Here’s the thing – you think you can change people. We all do. From the clients we work with, to the family members we disagree with, to that service representative you wished would have been nicer, we think we have more control over people’s motivations than we actually do. The TLDR on Kahneman’s conversation suggests that motivation exists on two poles – either push people or remove constraints, the latter of which is something I’d challenge us all to do a bit more of in our daily/weekly work with others.
Pushing people is something you already do. Push people to go to the gym, push people to not yell, push people to move faster in line, push people to get their work done on time, push kids to do their homework, push family to respect your boundaries, push your spouse to…well, let’s not touch that last one, but I’m sure there’s some pushing happening there.
Stop pushing. Rather, ask:
“Why aren’t they doing the desired behavior already?”
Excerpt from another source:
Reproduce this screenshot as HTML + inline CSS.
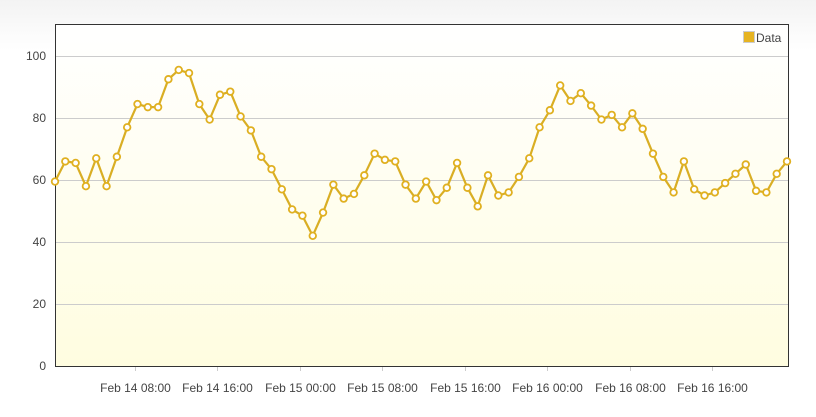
<!DOCTYPE html>
<html><head><meta charset="utf-8"><style>
body{margin:0;background:#fff;}
svg{display:block;font-family:"Liberation Sans",sans-serif;}
</style></head><body>
<svg width="816" height="417" xmlns="http://www.w3.org/2000/svg">
<defs>
<linearGradient id="pg" x1="0" y1="0" x2="0" y2="1"><stop offset="0" stop-color="#f3f3f3"/><stop offset="0.12" stop-color="#ffffff"/></linearGradient>
<linearGradient id="bg" x1="0" y1="0" x2="0" y2="1"><stop offset="0" stop-color="#ffffff"/><stop offset="1" stop-color="#fffde0"/></linearGradient>
</defs>
<rect width="816" height="417" fill="url(#pg)"/>
<rect x="55" y="24" width="733" height="342" fill="url(#bg)"/>
<g id="grid"></g>
<g id="axes"></g>
<path id="line" fill="none" stroke="#d9ae24" stroke-width="2.2" stroke-linejoin="round"/>
<g id="pts"></g>
<g>
<rect x="743.5" y="31.5" width="11" height="11" fill="#e6b422" stroke="#ccc"/>
<text x="756" y="42" font-size="12" fill="#444">Data</text>
</g>
</svg>
<script>
const values=[59.5,66,65.5,58,67,58,67.5,77,84.5,83.5,83.5,92.5,95.5,94.5,84.5,79.5,87.5,88.5,80.5,76,67.5,63.5,57,50.5,48.5,42,49.5,58.5,54,55.5,61.5,68.5,66.5,66,58.5,54,59.5,53.5,57.5,65.5,57.5,51.5,61.5,55,56,61,67,77,82.5,90.5,85.5,88,84,79.5,81,77,81.5,76.5,68.5,61,56,66,57,55,56,59,62,65,56.5,56,62,66];
const yTicks=[0,20,40,60,80,100];
const xTickHours=[8,16,24,32,40,48,56,64];
const xTickLabels=["Feb 14 08:00","Feb 14 16:00","Feb 15 00:00","Feb 15 08:00","Feb 15 16:00","Feb 16 00:00","Feb 16 08:00","Feb 16 16:00"];
const t0=0.27;
const NS="http://www.w3.org/2000/svg";
const X0=55,X1=787,Y0=366;
const xs=h=>X0+(h-t0)/(values.length-1)*(X1-X0);
const ys=v=>Y0-v*3.1;
function mk(tag,at,parent){const e=document.createElementNS(NS,tag);for(const k in at)e.setAttribute(k,at[k]);document.getElementById(parent)?document.getElementById(parent).appendChild(e):document.querySelector('svg').appendChild(e);return e;}
yTicks.forEach(v=>{
 if(v>0){const l=mk('line',{x1:55,x2:788,y1:ys(v)+0.5,y2:ys(v)+0.5,stroke:'#ccc'},'grid');
 
 }
 const t=mk('text',{x:46,y:ys(v)+4,'text-anchor':'end','font-size':12,fill:'#444'},'axes');t.textContent=v;
 
 
});
xTickHours.forEach((h,i)=>{
 const x=Math.round(xs(h))+0.5;
 const tk=mk('line',{x1:x,x2:x,y1:367,y2:371,stroke:'#ccc'},'axes');
 
 
 const t=mk('text',{x:x,y:392,'text-anchor':'middle','font-size':12,fill:'#444'},'axes');t.textContent=xTickLabels[i];
 
 
});
const fr=mk('path',{d:'M55.5,366.5 V24.5 H788.5 V366.5 Z',fill:'none',stroke:'#333','stroke-width':1},'axes');


let d='';
values.forEach((v,i)=>{const x=xs(t0+i),y=ys(v);d+=(i?'L':'M')+x.toFixed(1)+','+y.toFixed(1);
 const c=mk('circle',{cx:x,cy:y,r:3.3,fill:'#fff',stroke:'#e0b020','stroke-width':1.8},'pts');
 
 
});
document.getElementById('line').setAttribute('d',d);
</script>
</body></html>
This week, take some accountability on the situation you’re in with the person you’re trying to push and think about constraints instead.
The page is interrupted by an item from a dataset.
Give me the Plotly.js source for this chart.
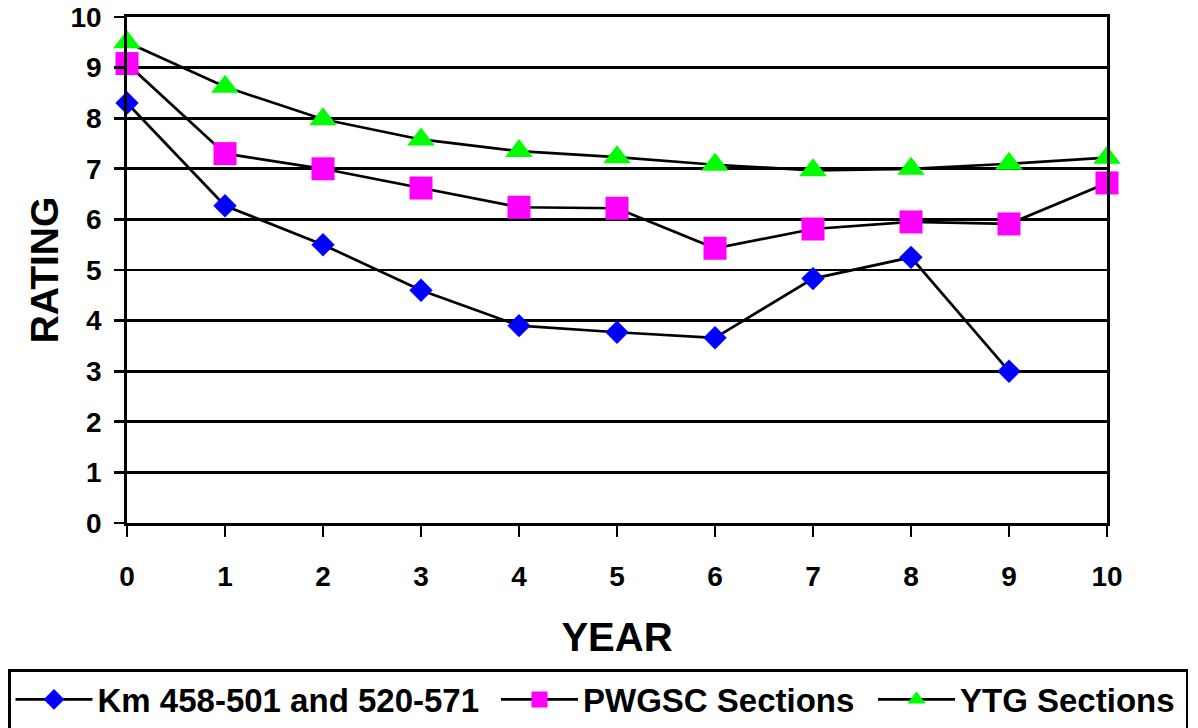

Pushing people to go to the gym? Ask yourself why they might not be going already and figure out what you can do to ease the constraints that make going for them difficult.
Pushing people to stop yelling? Ask yourself why they might be yelling in the first place, consider what it is that YOU ARE doing to cause them to yell, and remove the constraints that might be contributing to it occurring.
Pushing kids to do their homework? Ask yourself what is causing them to not do it, and remove those constraints.
Kahneman expands on this notion by conjuring up an image of a board suspended by two springs on either side (Figure 1).
Figure 1: A springboard with even tension on both springs.
If you were to “push” the board down, you are in effect adding tension to a spring. By adding tension, you’re disrupting the equilibrium as one spring gets more compressed than the other (Figure 2).
Figure 2: A springboard with added tension on one side -- the "push effect".
Conversely, if you remove the restraining force on either side, then there’s less tension on both springs and greater equilibrium in the system overall (Figure 3).
Figure 3: A springboard with less tension between springs -- the "removing of constraints" effect.
In essence, the lesson is this: you can certainly still get gains by pushing – but beware – you’re creating more tension in the overall system that makes it difficult to sustain. By thinking about critically removing tension and eliminating the restraining forces, you’re creating more equilibrium in the system, and thus more sustainability.
Pushing people will work, but not forever, and not in way that is sustainable.
Better to think about creating the conditions for motivation to occur, than trying to force it. Afterall, human psychology is far more complex than we give it credit sometimes.